En marge du communisme, un autre courant de philosophie politique entre en ligne de compte : l’anarchisme. Les armées paysannes de l’anarchiste Nestor Makhno et de l’ancien socialiste-révolutionnaire Alexandre Antonov ont défié le pouvoir soviétique. Une résistance qui s’est soldé par une dizaine de milliers de morts suivi de milliers d’exécutions, note Hélène Richard. « Il était devenu clair pour moi que jamais, en aucune circonstance, je ne pourrais accepter ce chauvinisme de parti et cet absolutisme d’État qui étaient devenus l’essence de la dictature communiste », écrit l’anarchiste américain Alexandre Berkman témoin du massacre.
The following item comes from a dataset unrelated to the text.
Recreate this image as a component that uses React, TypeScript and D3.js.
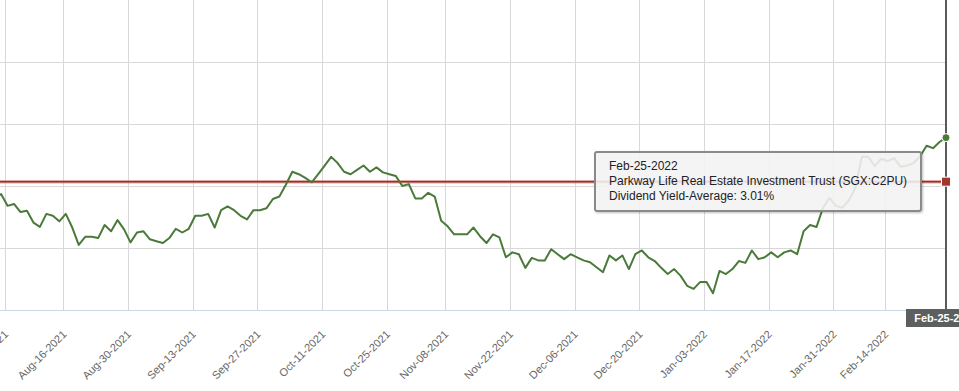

Cet autre rapport à l’autorité politique s’est également illustré le 19 juillet 1936 : « …l’ensemble des structures politiques de la Catalogne, voire de l’Espagne tout entière, fut détruit. La situation politique de fait dans le pays exigeait la formation d’un nouvel organe du pouvoir », lit-on dans l’essai Le bref été de l’anarchie parut en 1972 de l’homme de lettres, Hans Magnus Enzensberger. « Nous savons ce que les bolchéviques ont fait des anarchistes russes. Sachez bien que nous ne permettrons jamais au communisme d’en agir ainsi avec nous », a affirmé l’anarchiste Buenaventura Durruti pendant la prise du pouvoir au représentant du Parti socialiste unifié, Joan Comorera.
En ce qui concerne la rationalisation du travail et du temps, l’anarchisme diffère du communisme dans le cadre des nouveaux modes de gestion au début du 20e siècle affirmant la supériorité de l’entreprise sur l’État et sur le politique, rapporte le Monde diplomatique de juillet. Les anarchistes William Godwin et Pierre Joseph Proudhon ont philosophé sur l’idée de remplacer le pouvoir politique par celui des directeurs d’entreprises.
« Le mythe de la révolution historiquement inéluctable (…) ; c’est quelque chose, quand on est misérable et seul, que d’avoir pour soi l’histoire », a écrit la philosophe et militante ouvrière, Simone Weil en 1934.